Finn Tugwell

Personal information
- Full name: Finn Tugwell
- Nationality: Danish
- Born: 18 March 1976 (age 50) Aarhus, Denmark
- Height: 1.78 m (5 ft 10 in)
- Weight: 66 kg (146 lb)

Sport
- Sport: Table tennis
- Club: Roskilde BTK
- Playing style: Right-handed, shakehand grip

Medal record
Men's table tennis
Representing Denmark
Olympic Games
| Bronze medal – third place | 2004 Athens | Doubles |
European Championships
| Gold medal – first place | 2005 Aarhus | Team |
| Silver medal – second place | 2009 Stuttgart | Team |

= Finn Tugwell =

Danish table tennis player

Finn Tugwell (born 18 March 1976) is a Danish table tennis player who currently plays for Roskilde BTK. He paired up with Danish Michael Maze in doubles, with whom he won the bronze medal at the 2004 Summer Olympics, beating the Russian pair Dmitry Mazunov/Alexey Smirnov.

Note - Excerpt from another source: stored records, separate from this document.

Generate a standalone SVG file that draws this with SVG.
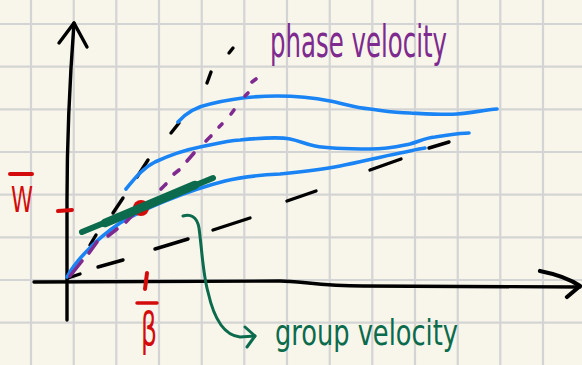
<svg xmlns="http://www.w3.org/2000/svg" width="582" height="365" viewBox="0 0 582 365">
<style>
.grid line{stroke:#d4d4d4;stroke-width:2.2}
.ink{fill:none;stroke-linecap:round;stroke-linejoin:round}
.blk{stroke:#000;stroke-width:3.4}
.blue{stroke:#1a84f5;stroke-width:3.6}
.pur{stroke:#7e2a8e;stroke-width:3.6}
.red{stroke:#d40b0b;stroke-width:4}
.grn{stroke:#0b6b4c}
.hand{font-family:"Liberation Sans Narrow","DejaVu Sans Condensed","Liberation Sans",sans-serif}
</style>
<rect width="582" height="365" fill="#f8f6eb"/>
<g id="grid" class="grid">
<line x1="31" y1="0" x2="31" y2="365"/><line x1="73.7" y1="0" x2="73.7" y2="365"/><line x1="116.3" y1="0" x2="116.3" y2="365"/><line x1="159" y1="0" x2="159" y2="365"/><line x1="201.7" y1="0" x2="201.7" y2="365"/><line x1="244.3" y1="0" x2="244.3" y2="365"/><line x1="287" y1="0" x2="287" y2="365"/><line x1="329.7" y1="0" x2="329.7" y2="365"/><line x1="372.3" y1="0" x2="372.3" y2="365"/><line x1="415" y1="0" x2="415" y2="365"/><line x1="457.7" y1="0" x2="457.7" y2="365"/><line x1="500.3" y1="0" x2="500.3" y2="365"/><line x1="543" y1="0" x2="543" y2="365"/>
<line x1="0" y1="24" x2="582" y2="24"/><line x1="0" y1="66.7" x2="582" y2="66.7"/><line x1="0" y1="109.3" x2="582" y2="109.3"/><line x1="0" y1="152" x2="582" y2="152"/><line x1="0" y1="194.7" x2="582" y2="194.7"/><line x1="0" y1="237.3" x2="582" y2="237.3"/><line x1="0" y1="280" x2="582" y2="280"/><line x1="0" y1="322.7" x2="582" y2="322.7"/>
</g>
<g id="axes" class="ink blk">
<path d="M67,320 L67,200 C67,140 69,90 74,23"/>
<path d="M59,43 L74,23 L87,47"/>
<path d="M34,282 L280,281 C300,281 320,286 363,286 L580,287"/>
<path d="M540,271 C555,274 570,279 580,286 L567,297" stroke-width="4.2"/>
</g>
<g id="dashes" class="ink blk">
<line x1="90" y1="245" x2="96" y2="235"/>
<line x1="113" y1="213" x2="123" y2="198"/>
<line x1="137" y1="177" x2="148" y2="160"/>
<line x1="171" y1="133" x2="179" y2="123"/>
<line x1="207" y1="83" x2="211" y2="72"/>
<line x1="229" y1="53" x2="233" y2="48"/>
<line x1="68" y1="278" x2="80" y2="274"/>
<line x1="98" y1="267" x2="123" y2="260"/>
<line x1="155" y1="249" x2="188" y2="239"/>
<line x1="213" y1="230" x2="250" y2="218"/>
<line x1="287" y1="201" x2="316" y2="191"/>
<line x1="370" y1="170" x2="401" y2="159"/>
<line x1="429" y1="148" x2="449" y2="142"/>
</g>
<g id="curves" class="ink blue">
<path d="M178,122 C185,114 195,107 210,104 C230,99 255,96 277,96 C300,96 315,98 330,101 C345,104 355,108 370,109 C385,111 395,113 410,113 C430,114 445,115 457,114 C470,113 485,110 497,109"/>
<path d="M126,189 C135,178 143,168 155,162 C170,155 185,150 200,147 C215,144 225,141 240,140 C260,138 280,137 290,139 C300,141 305,144 315,146 C325,148 340,149 370,149 C390,149 400,146 410,144 C420,141 425,138 435,137 C450,135 460,133 469,133"/>
<path d="M67,277 C72,268 78,260 86,252 C95,242 105,233 120,223 C135,214 150,207 165,201 C185,193 205,186 225,181 C245,176 260,175 280,174 C300,172 320,170 340,166 C360,162 380,157 400,153 C410,151 418,149 425,148"/>
</g>
<g id="phase-line" class="ink pur">
<line x1="70" y1="276" x2="82" y2="261"/>
<line x1="89" y1="253" x2="97" y2="242"/>
<line x1="108" y1="236" x2="117" y2="229"/>
<line x1="126" y1="222" x2="142" y2="205"/>
<line x1="161" y1="189" x2="166" y2="184"/>
<line x1="174" y1="174" x2="179" y2="170"/>
<line x1="187" y1="161" x2="194" y2="153"/>
<line x1="206" y1="141" x2="211" y2="136"/>
<line x1="219" y1="127" x2="222" y2="124"/>
<line x1="231" y1="114" x2="234" y2="110"/>
<line x1="245" y1="96" x2="248" y2="93"/>
<line x1="252" y1="82" x2="256" y2="79"/>
</g>
<g id="point">
<circle cx="141" cy="208" r="8" fill="#d40b0b"/>
</g>
<g id="tangent" class="ink grn">
<path d="M82,232 L213,178" stroke-width="6"/>
<path d="M105,223 L195,185" stroke-width="8.5"/>
</g>
<g id="group-arrow" class="ink grn" stroke-width="3">
<path d="M183,216 C190,214 197,216 199,228 C202,250 203,275 208,292 C212,310 220,335 240,337 L255,336"/>
<path d="M245,327 L255,336 L247,347"/>
</g>
<g id="ticks" class="ink red">
<line x1="58" y1="211" x2="72" y2="210"/>
<line x1="147" y1="273" x2="145" y2="289"/>
<line x1="10" y1="174" x2="32" y2="174"/>
<line x1="137" y1="303" x2="157" y2="303" stroke-width="3.5"/>
</g>
<g id="labels" class="hand">
<text x="11" y="212" font-size="35" fill="#d40b0b" textLength="22" lengthAdjust="spacingAndGlyphs">W</text>
<text x="141" y="345" font-size="46" fill="#d40b0b" textLength="16" lengthAdjust="spacingAndGlyphs">β</text>
<text x="270" y="57" font-size="44" fill="#7e2a8e" textLength="177" lengthAdjust="spacingAndGlyphs">phase velocity</text>
<text x="275" y="345" font-size="36" fill="#0b6b4c" textLength="183" lengthAdjust="spacingAndGlyphs">group velocity</text>
</g>
</svg>
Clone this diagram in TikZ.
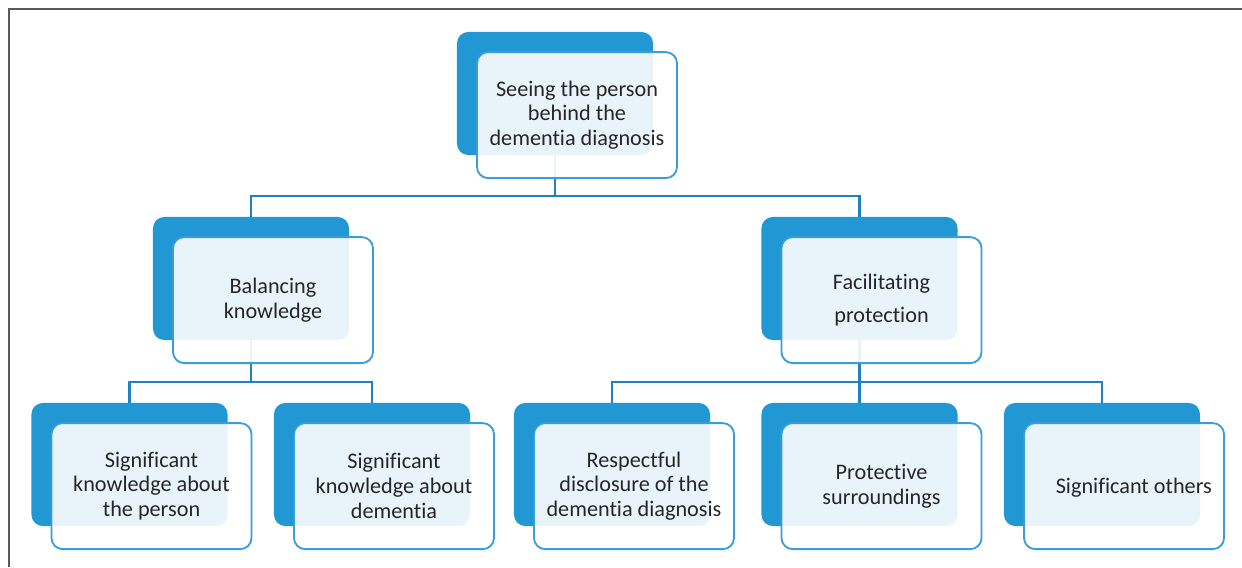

His highest world ranking was 65th in October 2004.

== Forgery ==
In 2009, Finn Tugwell was given a suspended 40 day prison sentence for document forgery. He had been driving around with a parking card for the disabled in his window that he wasn't eligible for. While in court, Finn explained that he had picked up the sign and put it in his window temporarily because he wanted to find some place to hand it in.